VoxCPM-Demo / README.md
刘鑫
fix: harden async nanovllm demo stability
44d9bcd

A newer version of the Gradio SDK is available: 6.12.0

Upgrade
metadata
title: VoxCPM Demo
emoji: 🎙️
colorFrom: blue
colorTo: indigo
sdk: gradio
sdk_version: 6.0.0
app_file: app.py
python_version: '3.10'
pinned: true
license: apache-2.0
short_description: VoxCPM2 Nano-vLLM Demo

Experimental Gradio Space demo for VoxCPM2 powered by nanovllm-voxcpm.

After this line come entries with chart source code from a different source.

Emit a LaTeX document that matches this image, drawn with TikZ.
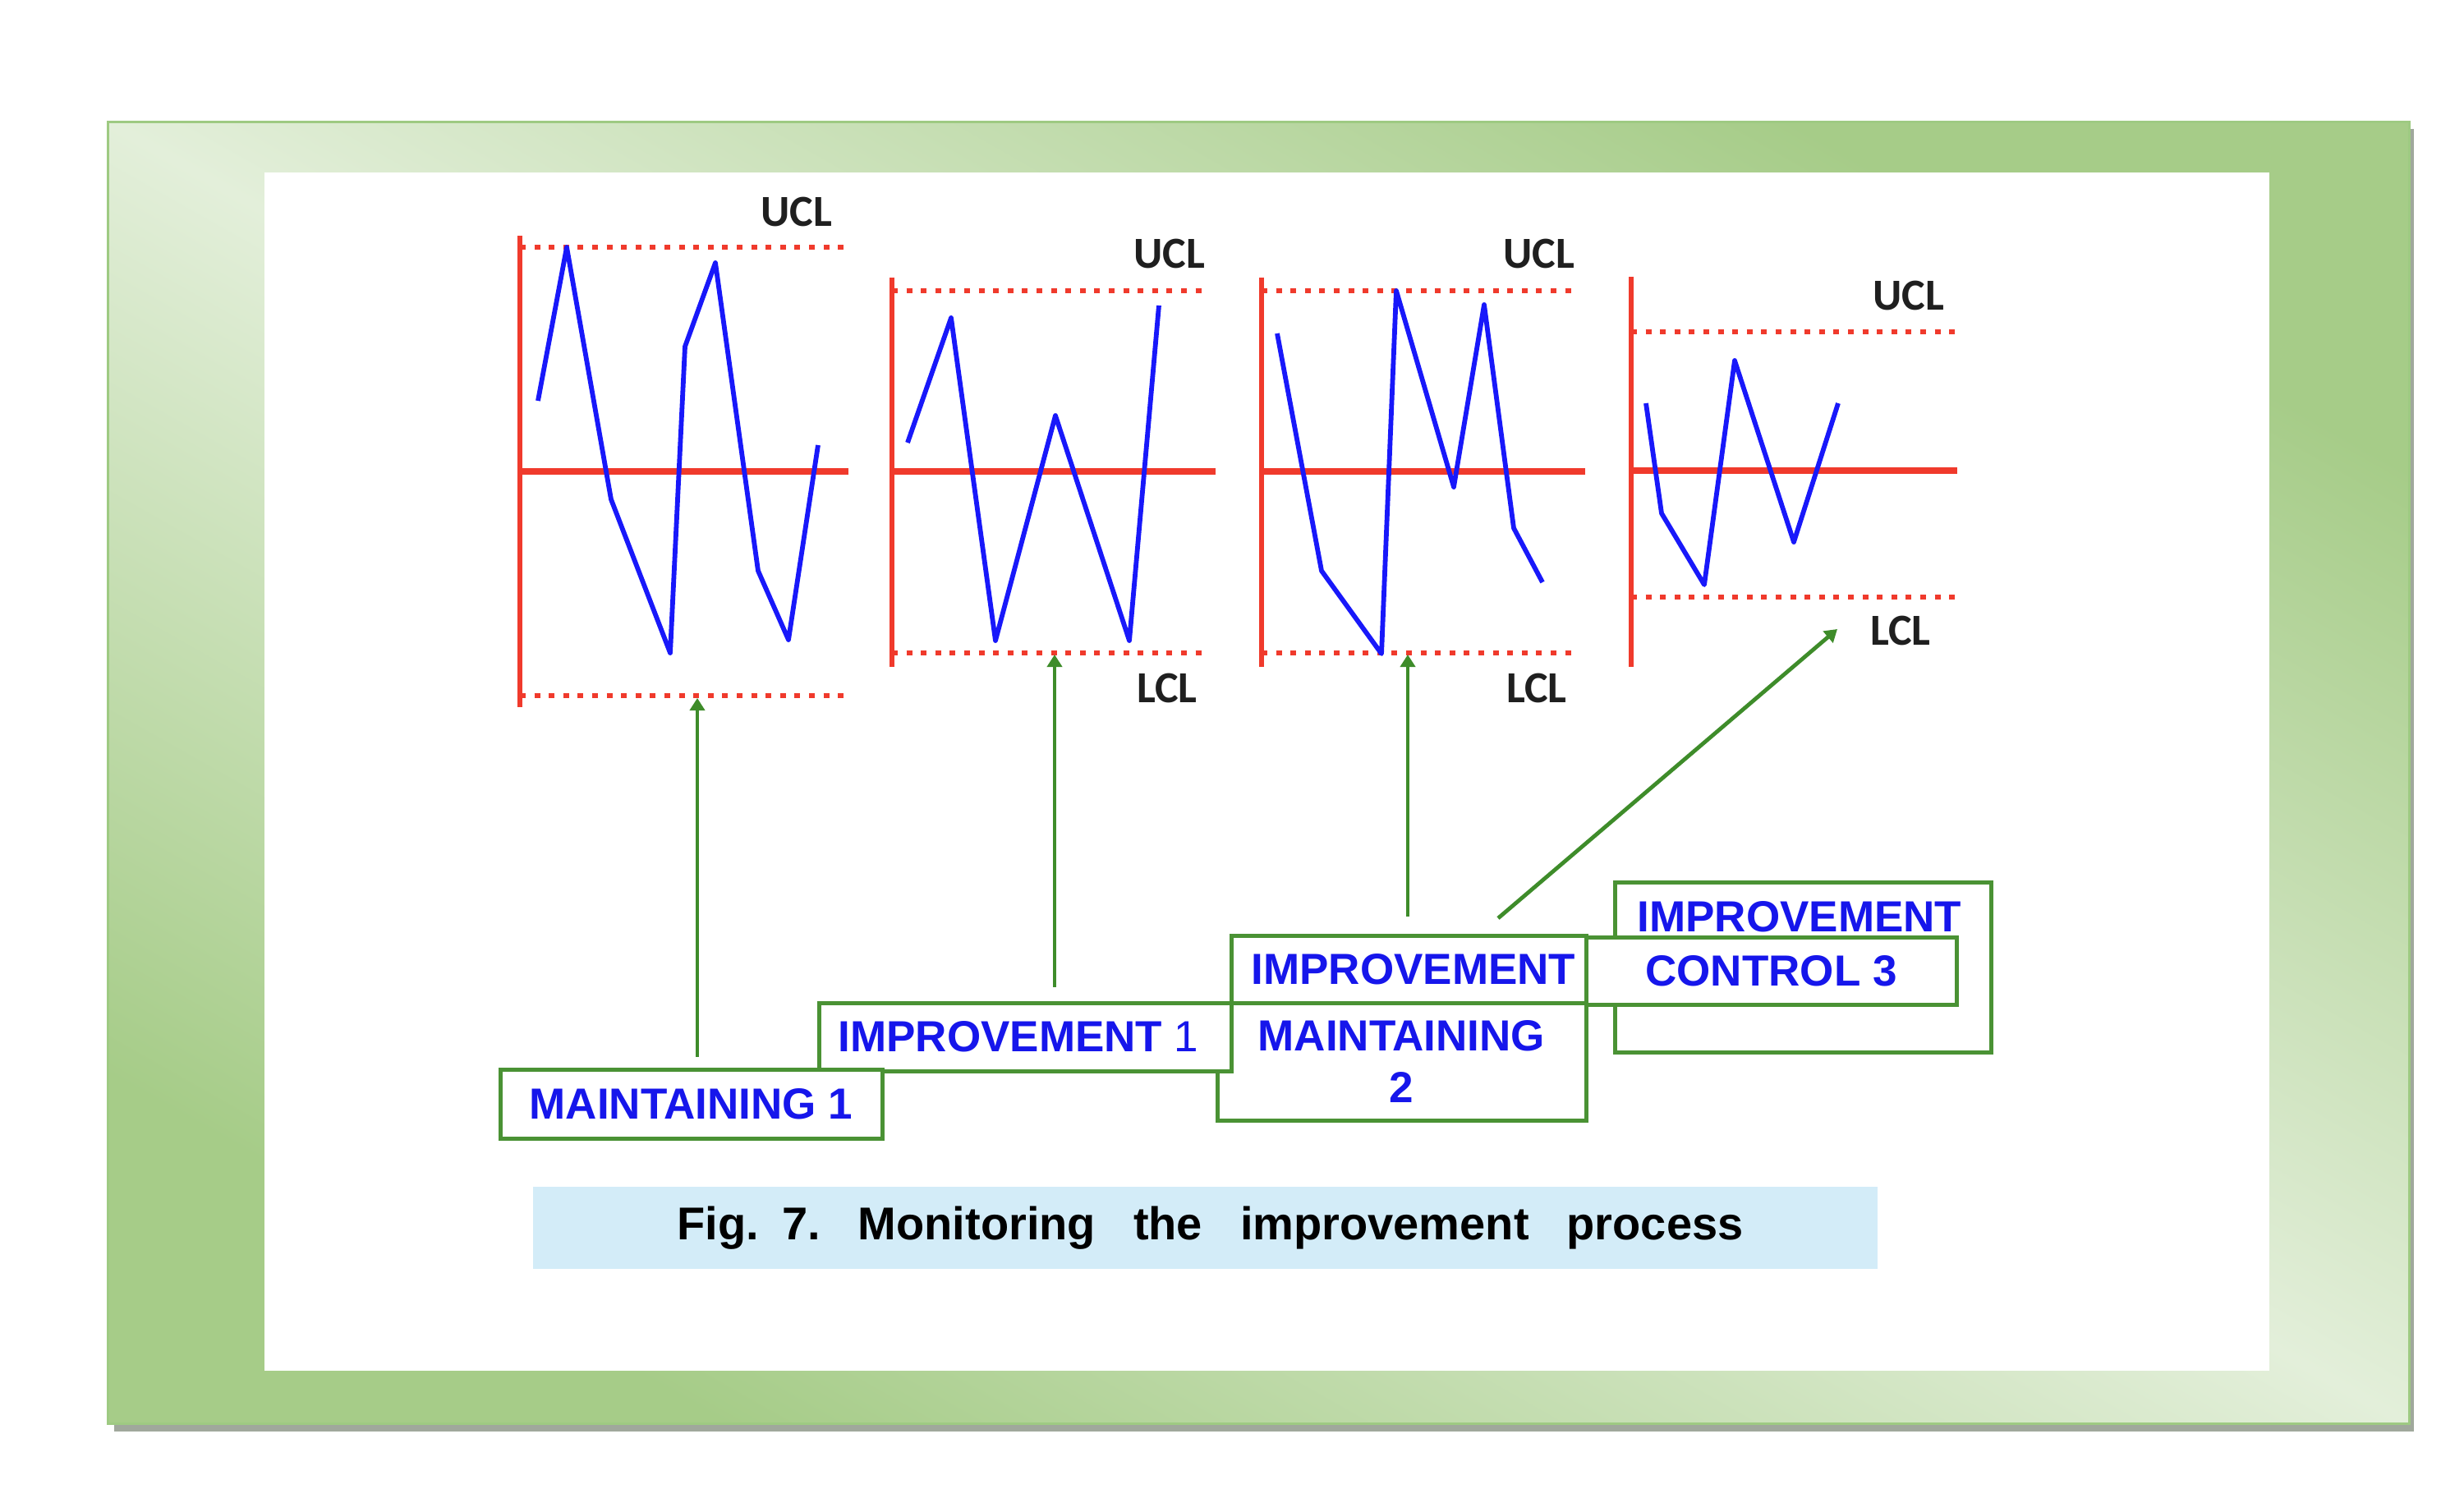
\documentclass[tikz,border=0pt]{standalone}
\usepackage{fontspec}
\setmainfont{Liberation Sans}
\newfontfamily\lblfont{Carlito}
\usetikzlibrary{arrows.meta}
\definecolor{frameL}{RGB}{227,239,218}
\definecolor{frameG}{RGB}{166,204,136}
\definecolor{frameB}{RGB}{158,202,130}
\definecolor{shadowC}{RGB}{160,168,156}
\definecolor{chartred}{RGB}{240,58,44}
\definecolor{chartblue}{RGB}{24,24,250}
\definecolor{boxgreen}{RGB}{74,146,52}
\definecolor{arrgreen}{RGB}{62,140,42}
\definecolor{txtblue}{RGB}{22,22,235}
\definecolor{capblue}{RGB}{211,236,248}
\pgfdeclareverticalshading{frameshade}{100bp}{color(0bp)=(frameG); color(25bp)=(frameG); color(50bp)=(frameL); color(75bp)=(frameG); color(100bp)=(frameG)}
\begin{document}
\begin{tikzpicture}[x=0.5pt,y=-0.5pt,
  redaxis/.style={draw=chartred,line width=3pt},
  redmid/.style={draw=chartred,line width=4pt},
  reddot/.style={draw=chartred,line width=3.4pt,dash pattern=on 3.5pt off 5.3pt},
  bluepath/.style={draw=chartblue,line width=2.9pt,line join=round},
  lim/.style={font=\lblfont\bfseries\fontsize{27}{32}\selectfont,text=black!88,inner sep=0pt},
  stage/.style={draw=boxgreen,line width=2.5pt,fill=white,inner sep=0pt,font=\bfseries\fontsize{26.5}{31.5}\selectfont,text=txtblue,align=center},
  conn/.style={draw=arrgreen,line width=2.4pt,-{Triangle[length=7.5pt,width=9pt]}},
]
\useasboundingbox (0,0) rectangle (3000,1813);
\fill[white] (0,0) rectangle (3000,1813);
% frame
\fill[shadowC] (139,157) rectangle (2939,1743);
\shade[shading=frameshade,shading angle=-29.5] (131,149) rectangle (2933,1733);
\draw[frameB,line width=1.5pt] (131,149) rectangle (2933,1733);
\fill[white] (322,210) rectangle (2763,1669);

% chart 1
\draw[reddot] (633,301) -- (1027,301);
\draw[reddot] (633,847) -- (1027,847);
\draw[redmid] (633,574) -- (1033,574);
\draw[redaxis] (633,287) -- (633,861);
\draw[bluepath] (655,488) -- (690,301) -- (744,608) -- (816,795) -- (834,422) -- (871,320) -- (923,695) -- (960,779) -- (996,542);
\node[lim] (u1) at (970,258) {UCL};

% chart 2
\draw[reddot] (1086,354) -- (1472,354);
\draw[reddot] (1086,795) -- (1472,795);
\draw[redmid] (1086,574) -- (1480,574);
\draw[redaxis] (1086,338) -- (1086,812);
\draw[bluepath] (1105,539) -- (1158,387) -- (1212,780) -- (1285,506) -- (1375,780) -- (1411,372);
\node[lim] (u2) at (1424,309) {UCL};
\node[lim] (l2) at (1421,838) {LCL};

% chart 3
\draw[reddot] (1536,354) -- (1923,354);
\draw[reddot] (1536,795) -- (1923,795);
\draw[redmid] (1536,574) -- (1930,574);
\draw[redaxis] (1536,338) -- (1536,812);
\draw[bluepath] (1555,406) -- (1609,695) -- (1682,796) -- (1700,354) -- (1770,593) -- (1807,371) -- (1843,643) -- (1878,709);
\node[lim] (u3) at (1874,309) {UCL};
\node[lim] (l3) at (1871,838) {LCL};

% chart 4
\draw[reddot] (1986,404) -- (2380,404);
\draw[reddot] (1986,727) -- (2380,727);
\draw[redmid] (1986,573) -- (2383,573);
\draw[redaxis] (1986,337) -- (1986,812);
\draw[bluepath] (2004,491) -- (2023,625) -- (2075,712) -- (2112,439) -- (2184,660) -- (2238,491);
\node[lim] (u4) at (2324,360) {UCL};
\node[lim] (l4) at (2314,768) {LCL};

% stage boxes
\node[stage,minimum width=224.5pt,minimum height=71.5pt] (m2) at (1706.5,1292.5) {MAINTAINING\\2};
\node[stage,minimum width=216pt,minimum height=41pt] (i2) at (1715,1180) {\hspace*{6pt}IMPROVEMENT};
\node[stage,minimum width=251pt,minimum height=41.5pt] (i1) at (1248,1262.5) {IMPROVEMENT {\mdseries 1}\hspace*{8pt}};
\node[stage,minimum width=232.5pt,minimum height=42pt] (m1) at (841.5,1344) {MAINTAINING 1};
\node[stage,minimum width=229pt,minimum height=103.5pt] (i3) at (2195,1177.5) {};
\node[font=\bfseries\fontsize{26.5}{31.5}\selectfont,text=txtblue,inner sep=0pt] (i3t) at (2191,1116) {IMPROVEMENT};
\node[stage,minimum width=225.5pt,minimum height=41pt] (c3) at (2156.5,1182) {CONTROL 3};

% connectors
\coordinate (a1e) at (849,850);
\coordinate (a2e) at (1284,797);
\coordinate (a3e) at (1714,797);
\coordinate (a4e) at (2237,766);
\coordinate (a4s) at (1824,1118);
\draw[conn,shorten <=6.5pt] (m1.north -| a1e) -- (a1e);
\draw[conn,shorten <=8.5pt] (i1.north -| a2e) -- (a2e);
\draw[conn,shorten <=10.5pt] (i2.north -| a3e) -- (a3e);
\draw[conn] (a4s) -- (a4e);

% caption
\node[fill=capblue,minimum width=818.5pt,minimum height=50pt,inner sep=0pt,font=\bfseries\fontsize{28}{33}\selectfont,text=black] (cap) at (1467.5,1495) {\hspace*{6pt}Fig.\hspace{14pt}7.\hspace{23pt}Monitoring\hspace{23pt}the\hspace{23pt}improvement\hspace{23pt}process};
\end{tikzpicture}
\end{document}
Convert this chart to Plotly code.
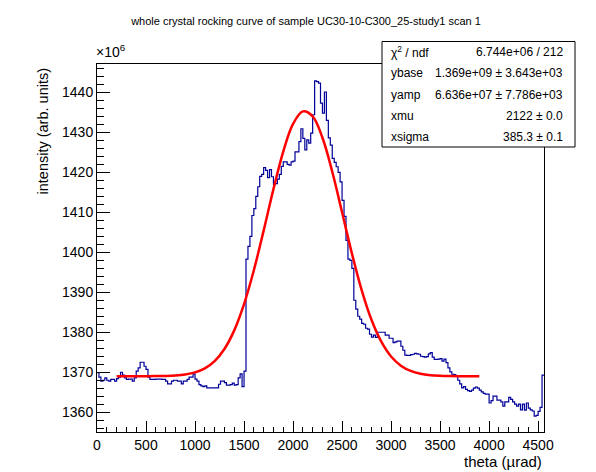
import numpy as np
import plotly.graph_objects as go

# histogram: 228 bins of 20 urad, 0 .. 4560 (intensity in units of 1e6)
bin_width = 20
counts = [
    1369.9, 1368.8, 1367.8, 1368.0, 1368.6, 1368.0, 1367.8, 1368.2, 1368.2, 1367.8,
    1368.4, 1368.8, 1370.0, 1369.3, 1368.6, 1368.2, 1368.3, 1368.3, 1367.8, 1368.6,
    1370.3, 1371.1, 1372.5, 1372.5, 1371.5,
    1370.7, 1368.8, 1368.2, 1368.2, 1368.2, 1368.3, 1368.3, 1368.3, 1368.2, 1368.2,
    1367.8, 1367.1, 1367.1, 1367.8, 1368.0, 1368.0, 1367.8, 1367.8, 1367.1, 1367.8,
    1367.8, 1368.2, 1368.8, 1368.8, 1369.6,
    1368.3, 1367.8, 1366.9, 1366.6, 1366.4, 1366.6, 1366.1, 1366.1, 1366.1, 1366.1,
    1366.1, 1366.1, 1367.0, 1367.8, 1367.8, 1367.4, 1366.8, 1366.8, 1366.9, 1367.3,
    1366.8, 1366.9, 1368.6, 1369.6, 1366.4,
    1370.3, 1398.3, 1401.5, 1404.0, 1409.2, 1410.9, 1414.0, 1416.4, 1419.0, 1419.5,
    1421.2, 1420.5, 1418.7, 1420.7, 1418.9, 1416.9, 1417.2, 1418.3, 1419.5, 1421.5,
    1422.6, 1422.6, 1422.0, 1421.8, 1422.6,
    1422.8, 1425.1, 1425.1, 1427.7, 1430.9, 1428.5, 1425.6, 1428.1, 1427.3, 1429.8,
    1434.4, 1442.9, 1442.7, 1442.3, 1437.3, 1434.8, 1440.1, 1433.0, 1428.6, 1426.8,
    1423.5, 1422.5, 1421.4, 1420.0, 1417.6,
    1413.0, 1409.0, 1403.0, 1398.3, 1398.0, 1396.0, 1388.0, 1385.8, 1384.0, 1383.3,
    1382.2, 1382.0, 1381.0, 1380.8, 1379.5, 1378.8, 1379.3, 1378.7, 1380.0, 1380.0,
    1380.0, 1380.0, 1379.3, 1379.3, 1378.5,
    1378.5, 1377.4, 1377.6, 1377.8, 1377.8, 1376.5, 1375.5, 1374.3, 1374.2, 1374.2,
    1374.4, 1374.5, 1374.7, 1374.6, 1374.5, 1374.0, 1373.9, 1373.8, 1373.9, 1374.6,
    1374.9, 1373.8, 1373.2, 1373.2, 1373.3,
    1373.4, 1372.8, 1373.3, 1372.4, 1371.1, 1370.1, 1369.5, 1369.4, 1369.0, 1368.0,
    1367.1, 1366.1, 1366.4, 1365.7, 1365.4, 1365.2, 1365.5, 1366.0, 1366.3, 1366.0,
    1365.5, 1365.1, 1364.7, 1364.5, 1364.5,
    1362.3, 1362.9, 1364.0, 1364.0, 1363.0, 1363.0, 1362.6, 1361.5, 1362.6, 1362.6,
    1363.7, 1363.2, 1362.6, 1362.0, 1361.5, 1362.0, 1360.6, 1362.0, 1360.5, 1362.3,
    1361.0, 1360.6, 1360.3, 1359.0, 1359.2, 1360.2, 1361.2, 1369.3,
]

# fitted gaussian as drawn (read off the red curve)
fit_theta = [200, 300, 400, 500, 600, 700, 800, 900, 1000, 1100, 1200, 1300,
             1400, 1500, 1600, 1700, 1800, 1900, 2000, 2100, 2200, 2300, 2400,
             2500, 2600, 2700, 2800, 2900, 3000, 3100, 3200, 3300, 3400, 3500,
             3600, 3700, 3800, 3900]
fit_vals = [1369.00, 1369.00, 1369.00, 1369.01, 1369.03, 1369.07, 1369.18,
            1369.44, 1369.96, 1370.97, 1372.79, 1375.82, 1380.47, 1387.03,
            1395.50, 1405.43, 1415.80, 1425.21, 1432.11, 1435.25, 1434.01,
            1428.64, 1420.15, 1410.01, 1399.74, 1390.54, 1383.11, 1377.64,
            1373.94, 1371.65, 1370.32, 1369.62, 1369.27, 1369.11, 1369.04,
            1369.01, 1369.00, 1369.00]

stat_names = ["χ<sup>2</sup> / ndf", "ybase", "yamp", "xmu", "xsigma"]
stat_values = ["6.744e+06 / 212", "1.369e+09 ± 3.643e+03",
               "6.636e+07 ± 7.786e+03", "2122 ± 0.0", "385.3 ± 0.1"]

title = "whole crystal rocking curve of sample UC30-10-C300_25-study1 scan 1"

W, H = 596, 472
L, R, T, B = 89, 60, 56, 48
FONT = "Liberation Sans, Arial, Helvetica, sans-serif"


def px_x(p):
    return (p - L) / (W - L - R)


def px_y(p):
    return (H - B - p) / (H - T - B)


edges = np.arange(len(counts) + 1) * bin_width
step_y = counts + [counts[-1]]

fig = go.Figure()
fig.add_trace(go.Scatter(x=edges, y=step_y, mode='lines', line_shape='hv',
                         line=dict(color='#000099', width=1.2), hoverinfo='skip'))
fig.add_trace(go.Scatter(x=fit_theta, y=fit_vals, mode='lines', line_shape='spline',
                         line=dict(color='#ff0000', width=2.5), hoverinfo='skip'))

# stats box
fig.add_shape(type='rect', xref='paper', yref='paper',
              x0=px_x(374), x1=px_x(567), y0=px_y(139), y1=px_y(33.5),
              line=dict(color='black', width=1), fillcolor='white', layer='above')
row_y = [44, 65.5, 87, 108, 129]
for name, val, ry in zip(stat_names, stat_values, row_y):
    fig.add_annotation(x=px_x(381), y=px_y(ry), xref='paper', yref='paper',
                       text=name, showarrow=False, xanchor='left', yanchor='middle',
                       font=dict(size=12, color='black', family=FONT))
    fig.add_annotation(x=px_x(557), y=px_y(ry), xref='paper', yref='paper',
                       text=val, showarrow=False, xanchor='right', yanchor='middle',
                       font=dict(size=12, color='black', family=FONT))

# exponent, axis titles (ROOT style, right-aligned)
fig.add_annotation(x=px_x(86), y=px_y(54), xref='paper', yref='paper',
                   text="×10<sup>6</sup>", showarrow=False, xanchor='left', yanchor='bottom',
                   font=dict(size=14, color='black', family=FONT))
fig.add_annotation(x=px_x(34), y=px_y(58), xref='paper', yref='paper',
                   text="intensity (arb. units)", showarrow=False, textangle=-90,
                   xanchor='center', yanchor='top',
                   font=dict(size=14.5, color='black', family=FONT))
fig.add_annotation(x=1.0, y=px_y(453), xref='paper', yref='paper',
                   text="theta (µrad)", showarrow=False, xanchor='right', yanchor='middle',
                   font=dict(size=15, color='black', family=FONT))

fig.update_layout(
    width=W, height=H,
    margin=dict(l=L, r=R, t=T, b=B, pad=0),
    paper_bgcolor='white', plot_bgcolor='white',
    showlegend=False,
    font=dict(family=FONT, color='black', size=14),
    title=dict(text=title, x=0.5, xanchor='center', y=1 - 13 / H, yanchor='middle',
               font=dict(size=11, color='black', family=FONT)),
    xaxis=dict(range=[0, 4560], showgrid=False, zeroline=False,
               showline=True, linecolor='black', linewidth=1, mirror=True,
               ticks='inside', ticklen=11, tickcolor='black', dtick=500, tick0=0,
               minor=dict(dtick=100, ticks='inside', ticklen=5.5, tickcolor='black'),
               tickfont=dict(size=14)),
    yaxis=dict(range=[1355.05, 1447.1], showgrid=False, zeroline=False,
               showline=True, linecolor='black', linewidth=1, mirror=True,
               ticks='inside', ticklen=13, tickcolor='black', dtick=10, tick0=1360,
               minor=dict(dtick=2, ticks='inside', ticklen=6.5, tickcolor='black'),
               tickfont=dict(size=14)),
)

fig.write_html("out.html")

This repo keeps the existing Gradio frontend layout and swaps only the backend inference path to Nano-vLLM.

Notes:

  • This is the non-Docker experiment path. It relies on a persistent GPU Gradio Space.
  • flash-attn and nanovllm-voxcpm are pinned in requirements.txt, so they install during Space build instead of on first request.
  • ZipEnhancer denoising is supported for reference audio cloning. The default denoiser model is iic/speech_zipenhancer_ans_multiloss_16k_base.
  • The Space now defaults to a hardened runtime path:
    • If /data exists, request logs are written to daily JSONL files like /data/logs/2026-04-05.jsonl.
    • Model, pip, and temporary caches now stay on the default runtime paths instead of consuming persistent storage.
    • Backend prewarm is enabled by default, so startup can begin dependency install + model load in the background.
    • Gradio SSR is disabled by default for stability.
  • The first cold start may still spend extra time installing dependencies, downloading the model, and loading the server.
  • SenseVoiceSmall is downloaded from Hugging Face and cached locally before ASR initialization.
  • ASR_DEVICE defaults to cpu to avoid competing with TTS GPU memory.
  • Reference audio longer than 50 seconds is rejected early before denoising or Nano-vLLM encoding.
  • The LocDiT flow-matching steps slider is wired to Nano-vLLM server inference_timesteps; changing it rebuilds the backend server.
  • The existing normalize toggle is kept for UI compatibility, but Nano-vLLM currently ignores it.
  • The existing denoise toggle now runs ZipEnhancer on the reference audio before encoding it to latents.
  • packages.txt is required because this path needs extra system build dependencies.

Stability recommendation:

  • Use a persistent GPU Space.
  • Attach persistent storage so /data is available.
  • Keep the default queue concurrency at 1 unless you have profiled GPU memory headroom.

Recommended environment variables:

  • HF_REPO_ID: Hugging Face model repo id. Defaults to openbmb/VoxCPM2
  • HF_TOKEN: required if the model repo is private
  • NANOVLLM_MODEL: optional direct model ref override. Can be a local path or HF repo id
  • NANOVLLM_MODEL_PATH: optional local model path override
  • ASR_DEVICE: defaults to cpu
  • ZIPENHANCER_MODEL_ID: optional ModelScope denoiser model id or local path. Defaults to iic/speech_zipenhancer_ans_multiloss_16k_base
  • NANOVLLM_INFERENCE_TIMESTEPS: initial default is 10
  • NANOVLLM_PREWARM: defaults to true
  • NANOVLLM_SERVERPOOL_MAX_NUM_BATCHED_TOKENS: defaults to 8192
  • NANOVLLM_SERVERPOOL_MAX_NUM_SEQS: defaults to 16
  • NANOVLLM_SERVERPOOL_MAX_MODEL_LEN: defaults to 4096
  • NANOVLLM_SERVERPOOL_GPU_MEMORY_UTILIZATION: defaults to 0.95
  • NANOVLLM_SERVERPOOL_ENFORCE_EAGER: defaults to false
  • NANOVLLM_SERVERPOOL_DEVICES: defaults to 0
  • NANOVLLM_MAX_GENERATE_LENGTH: defaults to 2000
  • NANOVLLM_TEMPERATURE: defaults to 1.0
  • REQUEST_LOG_DIR: optional persistent request log directory. Defaults to /data/logs when /data exists
  • GRADIO_QUEUE_MAX_SIZE: defaults to 10
  • GRADIO_DEFAULT_CONCURRENCY_LIMIT: defaults to 4 (uses async server pool bridge for thread-safe concurrency)
  • DENOISE_MAX_CONCURRENT: defaults to 1 (limits concurrent ZipEnhancer denoise requests to avoid GPU OOM)
  • GRADIO_SSR_MODE: defaults to false